QT is helping to develop a number renewable energy projects, particularly in sub-Saharan Africa. QT is working with the World Bank's Community Development Carbon Fund to accelerate CDM investment in Africa -- currently a region that is seeing few CDM projects. Many of these projects will bring modern energy services to underserved populations -- while also reducing greenhouse gas emissions.
Small Hydropower: QT is working with project developers in Sierra Leone, Uganda and elsewhere to implement small hydro facilities that will provide electricity to off-grid areas. By extending the grid and offering more reliable electricity, communities can be more productive and help improve standards of living. In addition, rural communities often use polluting and inefficient diesel generators, and displacing these units with electricity from small-hydro plants will reduce CO2 emissions.
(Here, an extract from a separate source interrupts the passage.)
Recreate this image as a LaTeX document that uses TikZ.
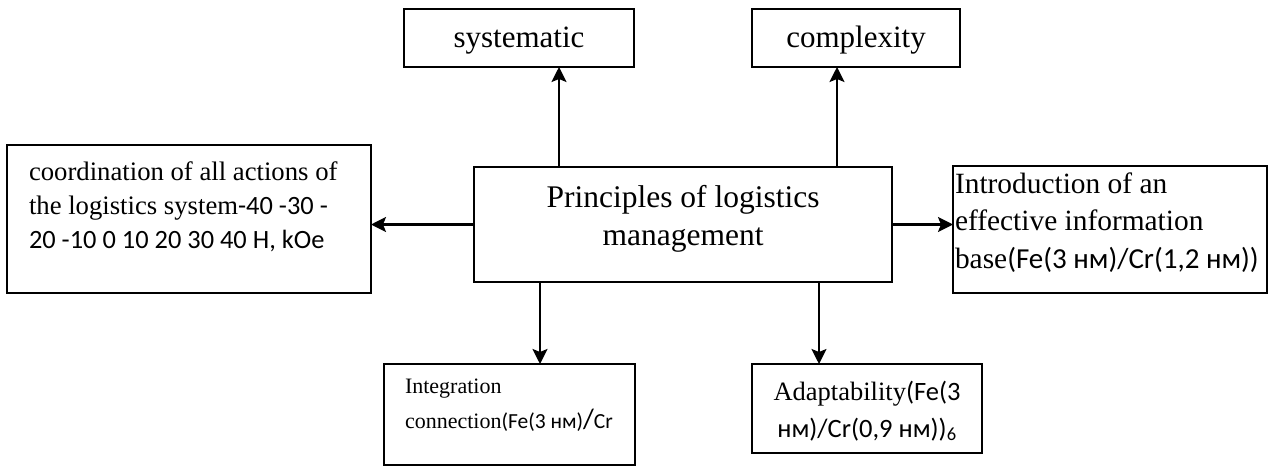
\documentclass[tikz,border=0pt]{standalone}
\usepackage{fontspec}
\setmainfont{Liberation Serif}
\newfontfamily\calf{Carlito}
\usetikzlibrary{arrows.meta}
\begin{document}
\begin{tikzpicture}[x=1pt,y=-1pt,
  box/.style={draw,line width=2.2pt,inner sep=0pt,outer sep=0pt},
  arr/.style={line width=2.2pt,-{Stealth[length=15pt,width=15pt,inset=3pt]}},
  txt/.style={inner sep=0pt,outer sep=0pt}]
\useasboundingbox (0,0) rectangle (1268,466);
% boxes
\node[box,minimum width=230pt,minimum height=58pt] (sys) at (519,38) {};
\node[box,minimum width=208pt,minimum height=58pt] (cpx) at (856,38) {};
\node[box,minimum width=418pt,minimum height=115pt] (ctr) at (683,224.5) {};
\node[box,minimum width=364pt,minimum height=148pt] (lft) at (189,219) {};
\node[box,minimum width=314pt,minimum height=127pt] (rgt) at (1110,229.5) {};
\node[box,minimum width=251pt,minimum height=101pt] (bl) at (509.5,414.5) {};
\node[box,minimum width=230pt,minimum height=89pt] (br) at (867,408.5) {};
% texts (anchor base = baseline of the last line)
\node[txt,anchor=base,font=\fontsize{31}{37}\selectfont] (tsys) at (519,47) {systematic};
\node[txt,anchor=base,font=\fontsize{31}{37}\selectfont] (tcpx) at (856,47) {complexity};
\node[txt,anchor=base,align=center,font=\fontsize{31.5}{38}\selectfont] (tctr) at (683,245) {Principles of logistics\\management};
\node[txt,anchor=base west,align=left,font=\fontsize{26.7}{34}\selectfont] (tlft) at (29,248)
  {coordination of all actions of\\the logistics system{\calf\fontsize{26.4}{34}\selectfont-40 -30 -}\\{\calf\fontsize{26.4}{34}\selectfont 20 -10 0 10 20 30 40 H, kOe}};
\node[txt,anchor=base west,align=left,font=\fontsize{29.4}{37.5}\selectfont] (trgt) at (955,268)
  {Introduction of an\\effective information\\base{\calf\fontsize{29}{37.5}\selectfont(Fe(3 нм)/Cr(1,2 нм))}};
\node[txt,anchor=base west,align=left,font=\fontsize{22}{35}\selectfont] (tbl) at (405,428)
  {Integration\\connection{\calf\fontsize{21.5}{35}\selectfont(Fe(3 нм){\fontsize{28}{35}\selectfont/}Cr}};
\node[txt,anchor=base,align=center,font=\fontsize{26.5}{37}\selectfont] (tbr) at (867,437)
  {Adaptability{\calf(Fe(3}\\{\calf нм)/Cr(0,9 нм))\textsubscript{6}}};
% connectors
\coordinate (a1) at (559,0);
\coordinate (a2) at (837,0);
\coordinate (a3) at (540,0);
\coordinate (a4) at (819,0);
\draw[arr] (ctr.north -| a1) -- (sys.south -| a1);
\draw[arr] (ctr.north -| a2) -- (cpx.south -| a2);
\draw[arr] (ctr.west) -- (lft.east |- ctr.west);
\draw[arr] (ctr.east) -- (rgt.west |- ctr.east);
\draw[arr] (ctr.south -| a3) -- (bl.north -| a3);
\draw[arr] (ctr.south -| a4) -- (br.north -| a4);
\end{tikzpicture}
\end{document}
Bagasse: Sugar factories around the globe generate sugar cane waste, which can be used as energy. QT is working with sugar manufacturers to utilize this waste - currently being burned in fields - to generate steam and electricity. Bagasse co-generation offers more opportunities to displace grid or off-grid diesel use throughout the world. In addition, QT is working with one company to use sugar waste to produce ethanol, which can be blended with petrol - further reducing CO2 emissions from the transportation sector.
Biomass: QT is working with developers of biomass power projects to overcome some of the barriers to implementation by accessing carbon revenues through CDM and JI. Companies are looking at using a wide variety of organic waste materials for fuel. In some cases, project developers are having to develop from scratch the collection and transportation network required to bring fuels to the generation plant. QT is helping one project developer in India to obtain carbon finance for two 7.5 MW biomass plants (currently in the validation phase).
Landfill Gas: Landfills all over the world emit methane, a powerful greenhouse gas. By capturing that methane and using it for electricity or other uses, substantial carbon credits can be generated. In addition, squatters and others near landfills often face dangerous situations when being near such combustible gases. Landfill gas capture offers significant CDM opportunities for developing countries. QT
has drafted a number of PDDs for clients implementing landfill gas
projects, assisting many of them through the validation process.
QT has also done a pre-feasibility analysis on landfills in Ghana, Mozambique and Uganda, showing that in most cases carbon finance can pay for an entire methane capture/electricity generation project at the landfill within 8 years.